Before COVID-19, mRNA vaccines were already being tested for other diseases like Zika, influenza and rabies — but the pandemic brought more attention to this approach, Karikó said.

"There was already clinical trials before COVID, but people were not aware," she said.

Thomas Perlmann, the secretary of the Nobel Assembly who announced the prize, said both scientists were "overwhelmed" by news.

Traditionally, making vaccines required growing viruses or pieces of viruses — often in giant vats of cells or, like most flu shots, in chicken eggs — and then purifying them before next steps in brewing shots.

The messenger RNA approach is radically different. It starts with a snippet of genetic code that carries instructions for making proteins. Pick the right virus protein to target, and the body turns into a mini vaccine factory.

Dr. Paul Hunter, a professor of medicine at Britain's University of East Anglia, described the mRNA vaccines as a "game changer" in helping to shut down the coronavirus pandemic, crediting the shots with saving millions of lives.

"If it hadn't been for the mRNA technology, COVID would have been much worse," he said. "Vaccines generally were the turning point in slowing down COVID and the mRNA vaccines were just so much better than all the others," he said, noting that the main vaccine used in the U.K., made by AstraZeneca, is barely in use anymore.

"We would likely only now be coming out of the depths of COVID without the mRNA vaccines," Hunter said.

Karikó was a senior vice president at BioNTech, which partnered with Pfizer to make one of the COVID-19 vaccines. The BioNtech website says that since 2022 she has been an external consultant. She is the 13th woman to win the Nobel Prize in medicine. Weissman is a professor and director of the Penn Institute for RNA Innovations at the University of Pennsylvania.

Dr. Bharat Pankhania, an infectious diseases expert at Exeter University, said that a major advantage of mRNA technology was that vaccines could be made in extremely large quantities since their main components are made in laboratories.
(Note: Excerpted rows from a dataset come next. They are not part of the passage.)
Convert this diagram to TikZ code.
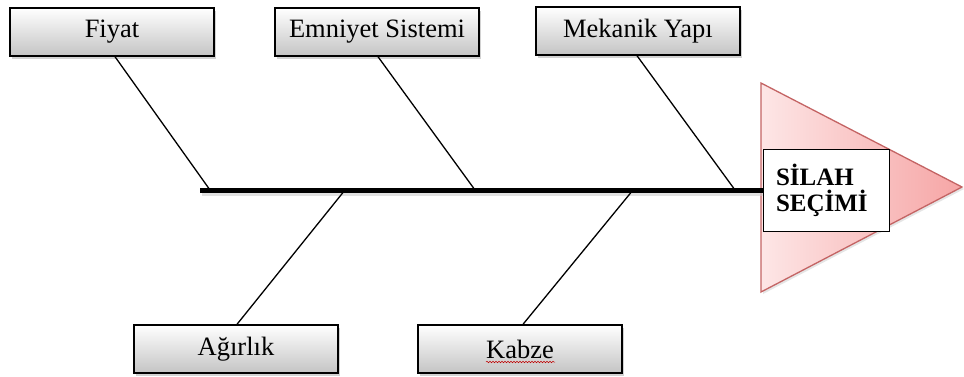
\documentclass[tikz,border=0pt]{standalone}
\usepackage{fontspec}
\setmainfont{Liberation Serif}
\usetikzlibrary{shadows,decorations.pathmorphing,calc}
\definecolor{triborder}{RGB}{196,100,100}
\definecolor{trileft}{RGB}{253,230,230}
\definecolor{triright}{RGB}{246,165,165}
\definecolor{boxbottom}{RGB}{196,196,196}
\begin{document}
\begin{tikzpicture}[x=1pt,y=-1pt,
  cause/.style={draw=black, line width=1.4pt, minimum width=204pt, minimum height=48pt,
    inner sep=0pt, top color=white, bottom color=boxbottom,
    drop shadow={shadow xshift=2pt,shadow yshift=-2.5pt,opacity=0.35},
    font=\fontsize{26.5}{30}\selectfont},
  bone/.style={line width=1.3pt},
  spine/.style={line width=5pt},
  effect/.style={draw=black, fill=white, line width=0.9pt, minimum width=126pt,
    minimum height=82pt, text width=100pt, align=left, inner xsep=13pt, inner ysep=0pt,
    font=\bfseries\fontsize{25}{26}\selectfont}]
\path[use as bounding box] (0,0) rectangle (964,376);
\fill[white] (0,0) rectangle (964,376);

% head triangle
\path[draw=triborder, line width=1.3pt, left color=trileft, right color=triright,
  drop shadow={shadow xshift=2pt,shadow yshift=-2pt,opacity=0.2}]
  (761,83) -- (962,187) -- (761,292) -- cycle;

% cause boxes
\node[cause] (fiyat)   at (112,32)  {Fiyat};
\node[cause] (emniyet) at (377,32)  {Emniyet Sistemi};
\node[cause] (mekanik) at (638,31)  {Mekanik Yapı};
\node[cause] (agirlik) at (236,349) {Ağırlık};
\node[cause] (kabze)   at (520,349) {Kabze};

% effect box
\node[effect] (silah) at (826,190) {SİLAH\\SEÇİMİ};

% spine
\coordinate (tail) at (200,190);
\draw[spine, black!20, opacity=0.6] ([shift={(2,3)}]tail) -- ([shift={(0,3)}]tail -| silah.west);
\draw[spine] (tail) -- (tail -| silah.west);

% points on spine
\coordinate (p1) at (210,190);
\coordinate (p2) at (475,190);
\coordinate (p3) at (735,190);
\coordinate (p4) at (345,190);
\coordinate (p5) at (633,190);

% bones
\draw[bone] ([xshift=3pt]fiyat.south) -- (p1);
\draw[bone] ([xshift=1pt]emniyet.south) -- (p2);
\draw[bone] ([xshift=-1pt]mekanik.south) -- (p3);
\draw[bone] ([xshift=1pt]agirlik.north) -- (p4);
\draw[bone] ([xshift=3pt]kabze.north) -- (p5);

% spell-check underline
\draw[red!75!black, line width=0.5pt, decorate,
  decoration={snake, amplitude=0.8pt, segment length=3pt}]
  ($(kabze.center)+(-34,13)$) -- ($(kabze.center)+(35,13)$);
\end{tikzpicture}
\end{document}
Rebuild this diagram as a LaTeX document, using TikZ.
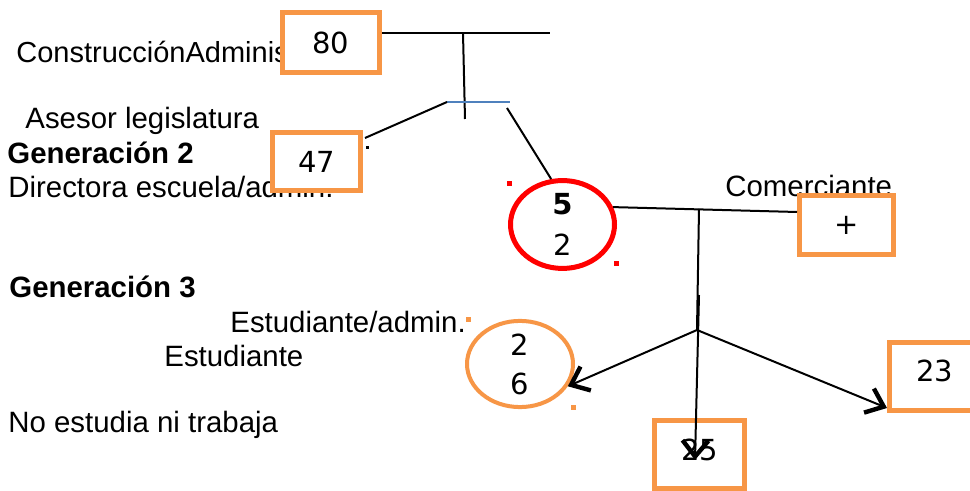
\documentclass[tikz,border=0pt]{standalone}
\usepackage{fontspec}
\setmainfont{Liberation Sans}
\newfontfamily\numfont{DejaVu Sans}
\usetikzlibrary{arrows.meta,shapes.geometric}
\definecolor{boxorange}{HTML}{F79646}
\definecolor{linkblue}{HTML}{4F81BD}

\begin{document}
\begin{tikzpicture}[x=0.5pt,y=-0.5pt,
		lbl/.style={anchor=base west,inner sep=0pt,font=\fontsize{14.7}{17}\selectfont},
		numbox/.style={draw=boxorange,line width=2.5pt,fill=white,inner sep=0pt,font=\numfont\fontsize{14.5}{17}\selectfont},
		numoval/.style={ellipse,fill=white,inner sep=0pt,align=center},
		link/.style={line width=1pt},
		barb/.style={link,-{Straight Barb[length=8pt,width=13pt,line width=2.2pt]}},
		dot/.style={inner sep=0pt,minimum size=2.5pt,fill}]
		%%%%% START %%%%%
		\useasboundingbox (0,0) rectangle (970,491);
		
		% texts
		\node[lbl,font=\fontsize{14.5}{17}\selectfont] (cons) at (16,63) {ConstrucciónAdminis};
		\node[lbl] (asesor) at (25,129) {Asesor legislatura};
		\node[lbl,font=\bfseries\fontsize{14.7}{17}\selectfont] (gen2) at (7,164) {Generación 2};
		\node[lbl] (directora) at (8,198) {Directora escuela/admin.};
		\node[lbl] (comerciante) at (725,197) {Comerciante};
		\node[lbl,font=\bfseries\fontsize{14.7}{17}\selectfont] (gen3) at (9,298) {Generación 3};
		\node[lbl] (estadmin) at (230,333) {Estudiante/admin.};
		\node[lbl] (estudiante) at (164,367) {Estudiante};
		\node[lbl] (noestudia) at (8,433) {No estudia ni trabaja};
		
		% boxes
		\node[numbox,minimum width=48.5pt,minimum height=30pt] (b80) at (331,42.5) {80};
		\node[numbox,minimum width=44pt,minimum height=29pt] (b47) at (316.5,161.5) {47};
		\node[numbox,minimum width=47pt,minimum height=29.5pt] (bplus) at (846.5,225) {+};
		\node[numbox,minimum width=45pt,minimum height=34pt,text depth=6pt] (b23) at (934.5,376.5) {23};
		\node[numbox,minimum width=45pt,minimum height=34pt,text depth=4.5pt] (b25) at (699.5,454.5) {25};
		
		% ovals
		\node[numoval,draw=red,line width=2.5pt,minimum width=52pt,minimum height=38pt,
			font=\numfont\fontsize{14.5}{20.5}\selectfont] (kid) at (562.5,224.5) {\textbf{5}\\2};
		\node[numoval,draw=boxorange,line width=2pt,minimum width=53pt,minimum height=43pt,
			font=\numfont\fontsize{14.5}{19.5}\selectfont] (oval) at (520,364) {2\\6};
		
		% small marks
		\node[dot,red] (rdotA) at (509,184) {};
		\node[dot,red] (rdotB) at (616,264) {};
		\node[dot,boxorange] (odotA) at (468,320) {};
		\node[dot,boxorange] (odotB) at (573,408) {};
		\node[dot,minimum size=1.5pt] (kdot) at (367,148) {};
		
		% connectors
		\coordinate (topR) at (550,33);
		\coordinate (topJ) at (463,33);
		\coordinate (topEnd) at (465,119);
		\coordinate (blueL) at (447,102);
		\coordinate (blueR) at (510,102);
		\coordinate (kidLink) at (507,108);
		\coordinate (midJ) at (699,209);
		\coordinate (midJ2) at (699,295);
		\coordinate (fork) at (697,330);
		
		\draw[link] (b80.east |- topR) -- (topR);
		\draw[link] (topJ) -- (topEnd);
		\draw[link,draw=linkblue] (blueL) -- (blueR);
		\draw[link] (blueL) -- ([xshift=1pt,yshift=-4pt]b47.north east);
		\draw[link] (kidLink) -- (kid.104);
		\draw[link] (kid.19) -- ([yshift=6.5pt]bplus.west);
		\draw[link] (midJ) -- (fork);
		\draw[barb] (fork) -- (oval.-25);
		\draw[barb] (fork) -- ([yshift=2.5pt]b23.south west);
		\draw[barb] (midJ2) -- ([xshift=-2.25pt,yshift=-2.75pt]b25.center);
		%%%%% END %%%%%
\end{tikzpicture}
\end{document}
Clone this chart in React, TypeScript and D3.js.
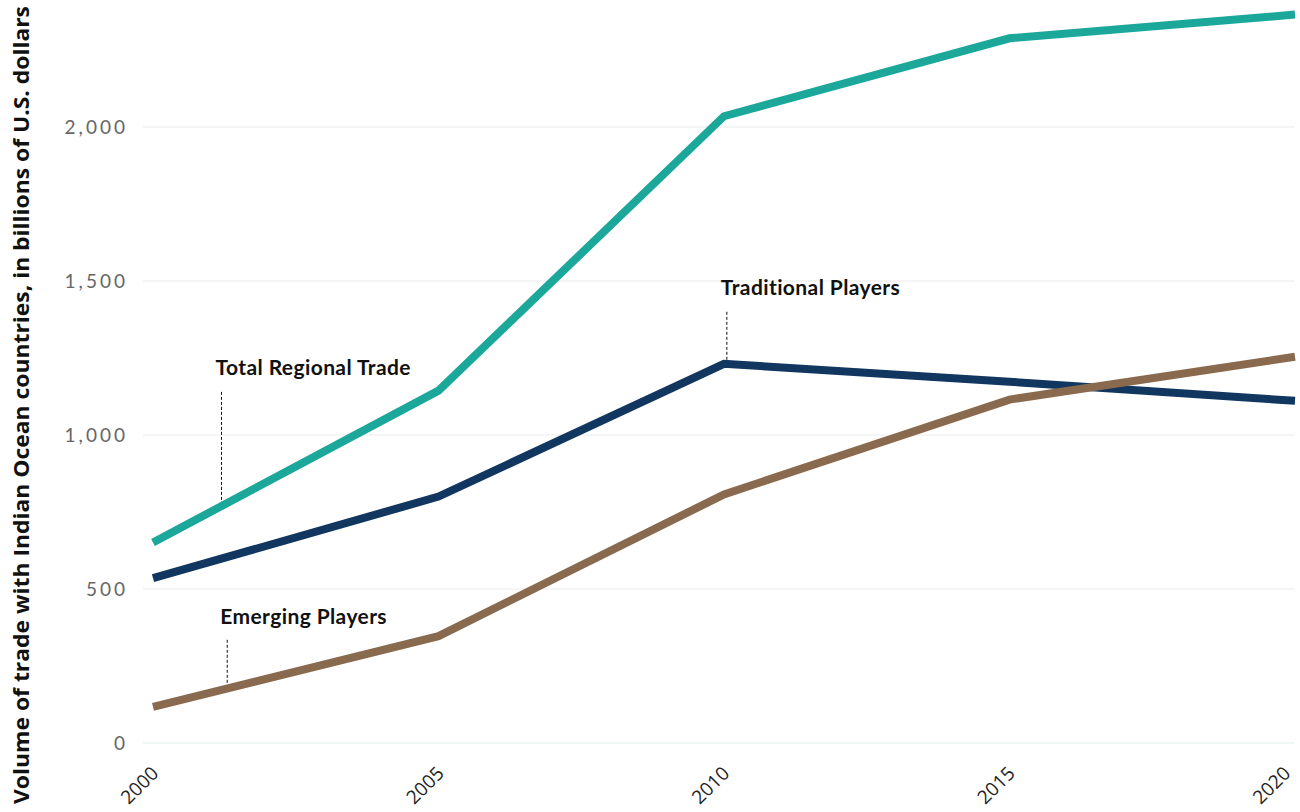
import React from "react";
import * as d3 from "d3";

const years = [2000, 2005, 2010, 2015, 2020];
const totalRegional = [651, 1144, 2035, 2288, 2365];
const traditional = [535, 800, 1231, 1173, 1111];
const emerging = [117, 347, 807, 1115, 1254];
const yTicks = [0, 500, 1000, 1500, 2000];

const seriesList = [
  { name: "Total Regional Trade", values: totalRegional, color: "#1ba89b" },
  { name: "Traditional Players", values: traditional, color: "#11365f" },
  { name: "Emerging Players", values: emerging, color: "#8a6a4e" },
];

const annotations = [
  { text: "Total Regional Trade", year: 2001.2, value: totalRegional[0] + (totalRegional[1] - totalRegional[0]) * 0.24, labelValue: 1195, lineTop: 1140, dx: -6 },
  { text: "Traditional Players", year: 2010.05, value: 1231, labelValue: 1453, lineTop: 1400, dx: -6 },
  { text: "Emerging Players", year: 2001.3, value: 180, labelValue: 386, lineTop: 335, dx: -7 },
];

export default function App() {
  const W = 1300, H = 812;
  const x = d3.scaleLinear().domain([2000, 2020]).range([153, 1295]);
  const y = d3.scaleLinear().domain([0, 2000]).range([743, 127]);
  const line = d3.line<number>().x((_, i) => x(years[i])).y((d) => y(d));

  return (
    <svg width={W} height={H} style={{ position: "absolute", left: 0, top: 0, background: "#fff" }}>
      {yTicks.map((t) => (
        <g key={t}>
          <line x1={143} x2={1295} y1={y(t)} y2={y(t)} stroke={t === 0 ? "#e3eeee" : "#ececec"} strokeWidth={1.2} />
          <text x={128} y={y(t) + 7} textAnchor="end" fontFamily="Lato, sans-serif" fontSize={19} fill="#666" letterSpacing={3}>
            {d3.format(",")(t)}
          </text>
        </g>
      ))}
      {years.map((yr) => (
        <text key={yr} transform={`translate(${Math.min(x(yr) + 3, 1288)},${771}) rotate(-45)`} textAnchor="end" dominantBaseline="middle"
          fontFamily="'Open Sans', sans-serif" fontSize={19} fill="#222">
          {yr}
        </text>
      ))}
      <text transform="translate(29,405) rotate(-90)" textAnchor="middle" fontFamily="'Open Sans', sans-serif" fontWeight={700}
        fontSize={22} fill="#111" textLength={798} lengthAdjust="spacingAndGlyphs">
        Volume of trade with Indian Ocean countries, in billions of U.S. dollars
      </text>
      {seriesList.map((s) => (
        <path key={s.name} d={line(s.values) || ""} fill="none" stroke={s.color} strokeWidth={8} strokeLinejoin="miter" />
      ))}
      {annotations.map((a) => (
        <g key={a.text}>
          <line x1={x(a.year)} x2={x(a.year)} y1={y(a.lineTop)} y2={y(a.value) - 4} stroke="#111" strokeWidth={1} strokeDasharray="3,2" />
          <text x={x(a.year) + a.dx} y={y(a.labelValue)} fontFamily="Lato, sans-serif" fontWeight={700} fontSize={21} fill="#111" letterSpacing={0.4}>
            {a.text}
          </text>
        </g>
      ))}
    </svg>
  );
}
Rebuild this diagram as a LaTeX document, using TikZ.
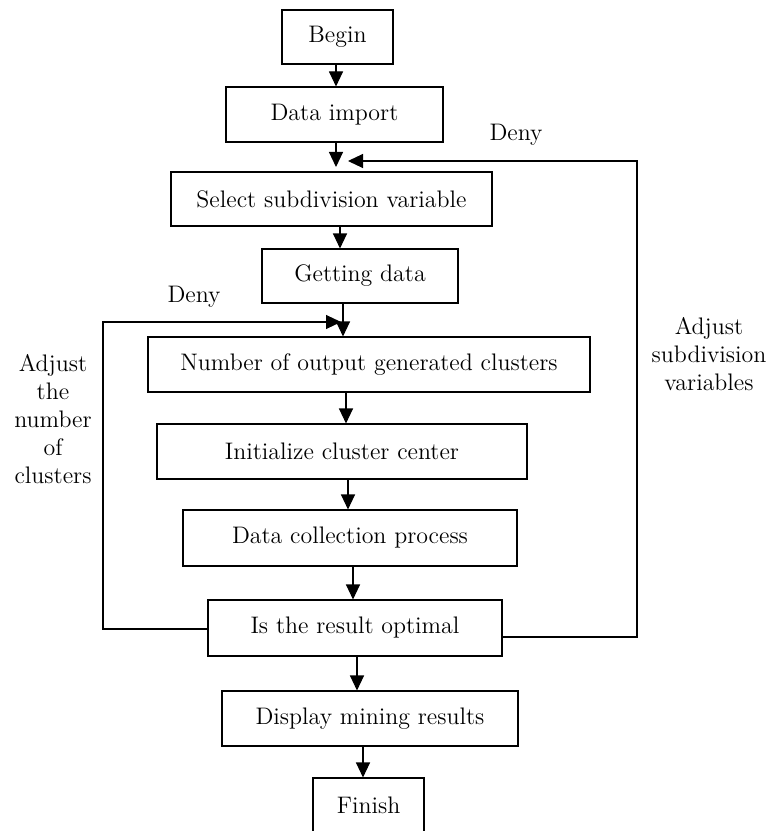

Pankhania predicted that the technology used in the vaccines could be used to refine vaccines for other diseases like Ebola, malaria and dengue, and might also be used to create shots that immunize people against certain types of cancer or auto-immune diseases like lupus.

"It's possible that we could vaccinate people against abnormal cancer proteins and have the immune system attack it after being given a targeted mRNA shot," he explained. "It's a much more targeted technology than has been previously available and could revolutionize how we handle not only outbreaks, but non-communicable diseases."

The Nobel Prize in physiology or medicine was won last year by Swedish scientist Svante Paabo for discoveries in human evolution that unlocked secrets of Neanderthal DNA which provided key insights into our immune system, including our vulnerability to severe COVID-19.

Nobel announcements continue with the physics prize on Tuesday, chemistry on Wednesday and literature on Thursday. The Nobel Peace Prize will be announced Friday and the economics award on Oct. 9.

The prizes carry a cash award of 11 million Swedish kronor ($1 million). The money comes from a bequest left by the prize's creator, Swedish inventor Alfred Nobel, who died in 1896.

The laureates are invited to receive their awards at ceremonies on Dec. 10, the anniversary of Nobel's death. The prestigious peace prize is handed out in Oslo, according to his wishes, while the other award ceremony is held in Stockholm.